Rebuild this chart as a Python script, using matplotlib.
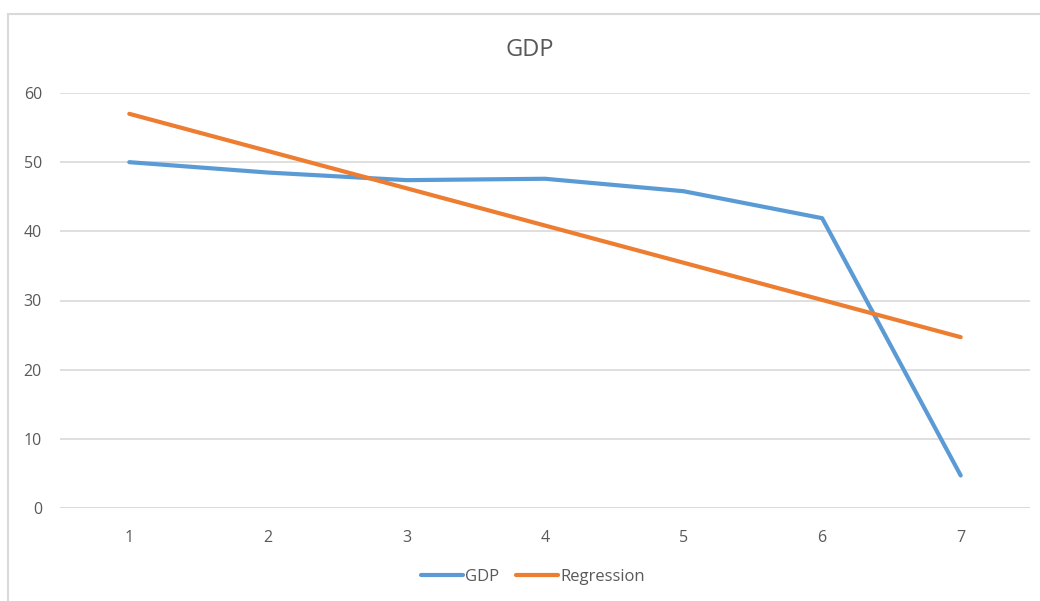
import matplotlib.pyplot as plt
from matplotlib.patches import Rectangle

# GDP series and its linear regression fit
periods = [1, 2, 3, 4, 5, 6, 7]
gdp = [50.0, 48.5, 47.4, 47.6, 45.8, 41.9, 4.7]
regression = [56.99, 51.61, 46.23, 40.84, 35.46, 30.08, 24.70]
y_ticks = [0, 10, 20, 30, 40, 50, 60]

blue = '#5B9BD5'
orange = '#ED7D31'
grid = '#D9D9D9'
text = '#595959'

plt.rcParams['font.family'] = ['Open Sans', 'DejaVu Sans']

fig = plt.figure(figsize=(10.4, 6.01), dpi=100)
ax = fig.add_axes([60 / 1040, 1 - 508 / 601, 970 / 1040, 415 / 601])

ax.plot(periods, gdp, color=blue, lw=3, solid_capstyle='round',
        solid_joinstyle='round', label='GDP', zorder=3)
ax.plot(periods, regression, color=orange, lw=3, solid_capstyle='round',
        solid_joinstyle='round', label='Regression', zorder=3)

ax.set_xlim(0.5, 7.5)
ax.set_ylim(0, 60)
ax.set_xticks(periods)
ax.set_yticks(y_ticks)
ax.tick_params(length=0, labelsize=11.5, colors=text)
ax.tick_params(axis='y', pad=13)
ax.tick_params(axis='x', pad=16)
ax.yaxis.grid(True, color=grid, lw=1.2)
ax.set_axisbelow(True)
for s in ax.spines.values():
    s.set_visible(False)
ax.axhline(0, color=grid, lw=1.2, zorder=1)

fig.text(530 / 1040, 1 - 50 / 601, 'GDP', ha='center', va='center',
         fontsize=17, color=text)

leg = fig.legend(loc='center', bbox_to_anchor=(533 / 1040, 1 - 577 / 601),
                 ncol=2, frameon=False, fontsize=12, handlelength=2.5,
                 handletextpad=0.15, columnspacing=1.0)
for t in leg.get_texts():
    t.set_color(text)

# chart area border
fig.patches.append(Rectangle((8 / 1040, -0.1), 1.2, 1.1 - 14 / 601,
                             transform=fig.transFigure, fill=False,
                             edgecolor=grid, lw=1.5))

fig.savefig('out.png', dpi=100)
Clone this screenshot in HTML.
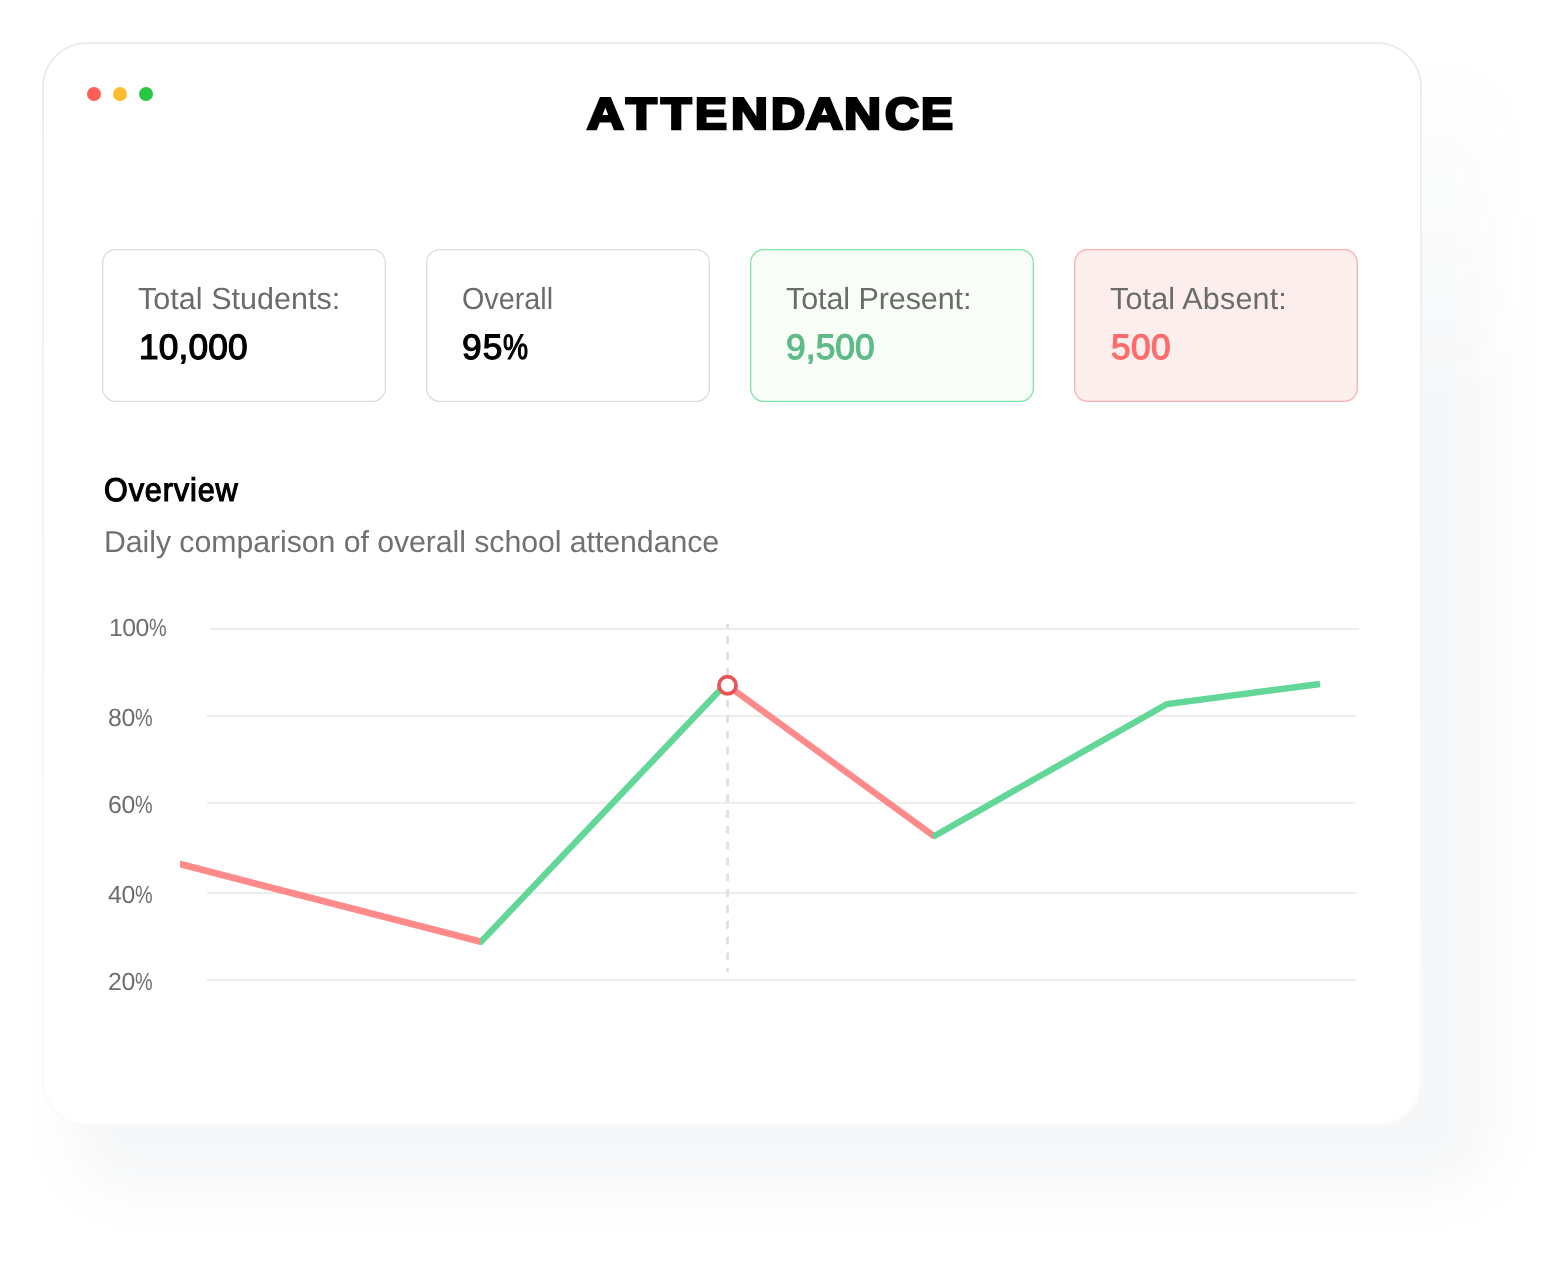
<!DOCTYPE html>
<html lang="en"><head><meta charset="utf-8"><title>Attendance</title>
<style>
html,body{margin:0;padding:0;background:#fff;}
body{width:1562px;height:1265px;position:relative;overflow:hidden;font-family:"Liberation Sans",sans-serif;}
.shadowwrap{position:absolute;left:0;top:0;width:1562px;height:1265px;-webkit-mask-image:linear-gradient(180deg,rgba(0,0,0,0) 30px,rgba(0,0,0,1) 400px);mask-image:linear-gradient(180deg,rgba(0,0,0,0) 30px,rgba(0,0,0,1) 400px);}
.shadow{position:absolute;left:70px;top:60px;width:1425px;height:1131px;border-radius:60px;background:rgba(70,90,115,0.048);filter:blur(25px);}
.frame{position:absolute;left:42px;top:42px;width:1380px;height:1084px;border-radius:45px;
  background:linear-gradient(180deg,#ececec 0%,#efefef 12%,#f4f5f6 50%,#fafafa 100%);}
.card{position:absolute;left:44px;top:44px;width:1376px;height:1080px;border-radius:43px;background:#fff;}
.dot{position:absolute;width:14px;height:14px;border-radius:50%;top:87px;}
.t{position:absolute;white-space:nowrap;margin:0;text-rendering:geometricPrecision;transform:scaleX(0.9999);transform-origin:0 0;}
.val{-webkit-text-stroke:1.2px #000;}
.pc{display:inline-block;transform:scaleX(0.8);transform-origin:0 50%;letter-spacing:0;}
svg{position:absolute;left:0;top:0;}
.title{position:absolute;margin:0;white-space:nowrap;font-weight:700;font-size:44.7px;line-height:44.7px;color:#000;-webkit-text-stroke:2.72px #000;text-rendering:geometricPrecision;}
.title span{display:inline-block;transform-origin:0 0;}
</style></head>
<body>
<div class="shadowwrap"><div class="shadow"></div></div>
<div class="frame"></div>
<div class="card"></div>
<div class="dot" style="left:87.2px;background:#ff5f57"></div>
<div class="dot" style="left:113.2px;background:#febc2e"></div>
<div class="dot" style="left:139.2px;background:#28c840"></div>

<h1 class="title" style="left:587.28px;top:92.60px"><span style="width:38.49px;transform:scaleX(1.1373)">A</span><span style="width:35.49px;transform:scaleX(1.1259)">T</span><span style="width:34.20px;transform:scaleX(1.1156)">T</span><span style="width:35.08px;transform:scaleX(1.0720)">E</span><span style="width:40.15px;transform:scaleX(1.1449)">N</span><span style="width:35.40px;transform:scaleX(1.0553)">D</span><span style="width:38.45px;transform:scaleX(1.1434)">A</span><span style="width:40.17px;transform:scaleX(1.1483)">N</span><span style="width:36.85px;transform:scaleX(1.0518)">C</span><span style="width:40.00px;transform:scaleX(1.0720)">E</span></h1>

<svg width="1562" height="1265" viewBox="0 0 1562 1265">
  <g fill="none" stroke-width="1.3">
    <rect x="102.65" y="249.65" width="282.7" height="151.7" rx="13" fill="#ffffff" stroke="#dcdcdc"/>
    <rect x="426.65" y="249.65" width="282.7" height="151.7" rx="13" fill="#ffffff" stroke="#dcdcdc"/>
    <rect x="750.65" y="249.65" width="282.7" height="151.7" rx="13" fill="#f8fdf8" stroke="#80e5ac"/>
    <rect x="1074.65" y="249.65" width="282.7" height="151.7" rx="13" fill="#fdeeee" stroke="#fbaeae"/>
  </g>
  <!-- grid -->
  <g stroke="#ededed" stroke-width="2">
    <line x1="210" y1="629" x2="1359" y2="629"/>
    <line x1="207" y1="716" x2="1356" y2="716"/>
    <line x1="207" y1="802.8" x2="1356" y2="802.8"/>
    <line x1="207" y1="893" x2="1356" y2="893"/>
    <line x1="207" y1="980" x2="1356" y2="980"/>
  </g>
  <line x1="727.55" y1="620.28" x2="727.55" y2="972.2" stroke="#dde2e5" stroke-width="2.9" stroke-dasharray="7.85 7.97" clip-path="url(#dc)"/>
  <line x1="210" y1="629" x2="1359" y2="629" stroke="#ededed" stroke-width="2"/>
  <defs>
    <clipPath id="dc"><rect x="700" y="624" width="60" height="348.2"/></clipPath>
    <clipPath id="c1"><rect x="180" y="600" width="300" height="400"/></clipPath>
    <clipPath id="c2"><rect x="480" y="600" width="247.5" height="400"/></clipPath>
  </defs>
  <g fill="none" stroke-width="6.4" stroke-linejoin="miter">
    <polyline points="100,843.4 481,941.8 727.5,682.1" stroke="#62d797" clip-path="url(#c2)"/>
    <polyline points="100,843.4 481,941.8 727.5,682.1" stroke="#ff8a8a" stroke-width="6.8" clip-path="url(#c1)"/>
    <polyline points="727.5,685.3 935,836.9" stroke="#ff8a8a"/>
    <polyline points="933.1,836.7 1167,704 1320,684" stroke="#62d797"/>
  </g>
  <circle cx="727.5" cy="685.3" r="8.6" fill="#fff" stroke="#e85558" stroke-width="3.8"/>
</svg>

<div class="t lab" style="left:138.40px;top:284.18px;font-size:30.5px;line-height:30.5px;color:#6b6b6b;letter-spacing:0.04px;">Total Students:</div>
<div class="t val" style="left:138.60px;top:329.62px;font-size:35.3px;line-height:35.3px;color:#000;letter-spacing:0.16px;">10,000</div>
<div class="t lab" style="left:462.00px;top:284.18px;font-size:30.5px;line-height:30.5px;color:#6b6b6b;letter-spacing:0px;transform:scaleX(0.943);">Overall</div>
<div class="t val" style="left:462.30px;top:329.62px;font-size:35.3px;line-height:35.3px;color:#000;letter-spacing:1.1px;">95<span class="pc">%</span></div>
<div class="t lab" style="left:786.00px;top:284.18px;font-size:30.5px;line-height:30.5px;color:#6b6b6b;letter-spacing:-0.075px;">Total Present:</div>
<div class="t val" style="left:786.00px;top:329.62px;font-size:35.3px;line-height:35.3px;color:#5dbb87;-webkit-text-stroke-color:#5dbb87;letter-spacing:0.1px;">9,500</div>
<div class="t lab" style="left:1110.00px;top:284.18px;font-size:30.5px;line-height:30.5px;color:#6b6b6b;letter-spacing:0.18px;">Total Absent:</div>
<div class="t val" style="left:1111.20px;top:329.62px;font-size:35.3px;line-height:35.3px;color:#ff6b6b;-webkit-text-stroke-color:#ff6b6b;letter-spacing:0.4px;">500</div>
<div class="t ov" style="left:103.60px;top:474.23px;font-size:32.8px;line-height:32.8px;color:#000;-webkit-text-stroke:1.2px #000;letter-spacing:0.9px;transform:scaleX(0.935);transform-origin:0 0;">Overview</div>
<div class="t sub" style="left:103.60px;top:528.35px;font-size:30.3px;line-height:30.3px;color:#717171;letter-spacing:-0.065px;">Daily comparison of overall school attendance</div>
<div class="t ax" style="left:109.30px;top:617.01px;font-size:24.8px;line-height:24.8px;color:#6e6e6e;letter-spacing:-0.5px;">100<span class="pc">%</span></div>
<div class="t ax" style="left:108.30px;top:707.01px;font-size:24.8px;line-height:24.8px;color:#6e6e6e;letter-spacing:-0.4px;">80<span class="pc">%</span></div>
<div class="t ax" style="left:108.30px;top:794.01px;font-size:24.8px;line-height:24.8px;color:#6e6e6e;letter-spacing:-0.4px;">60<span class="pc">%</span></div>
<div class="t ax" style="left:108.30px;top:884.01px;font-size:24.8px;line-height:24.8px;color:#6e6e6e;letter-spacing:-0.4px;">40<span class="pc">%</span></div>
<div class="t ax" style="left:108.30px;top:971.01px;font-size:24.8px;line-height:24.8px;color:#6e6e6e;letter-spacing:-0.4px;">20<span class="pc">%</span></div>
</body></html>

+++++

▶ **What is being asked**
Leave out the pictures and restate, word for word, the lines from the top of the data through the line containing "text = '#595959'", both included.

▶ **The solution**
Rebuild this chart as a Python script, using matplotlib.
import matplotlib.pyplot as plt
from matplotlib.patches import Rectangle

# GDP series and its linear regression fit
periods = [1, 2, 3, 4, 5, 6, 7]
gdp = [50.0, 48.5, 47.4, 47.6, 45.8, 41.9, 4.7]
regression = [56.99, 51.61, 46.23, 40.84, 35.46, 30.08, 24.70]
y_ticks = [0, 10, 20, 30, 40, 50, 60]

blue = '#5B9BD5'
orange = '#ED7D31'
grid = '#D9D9D9'
text = '#595959'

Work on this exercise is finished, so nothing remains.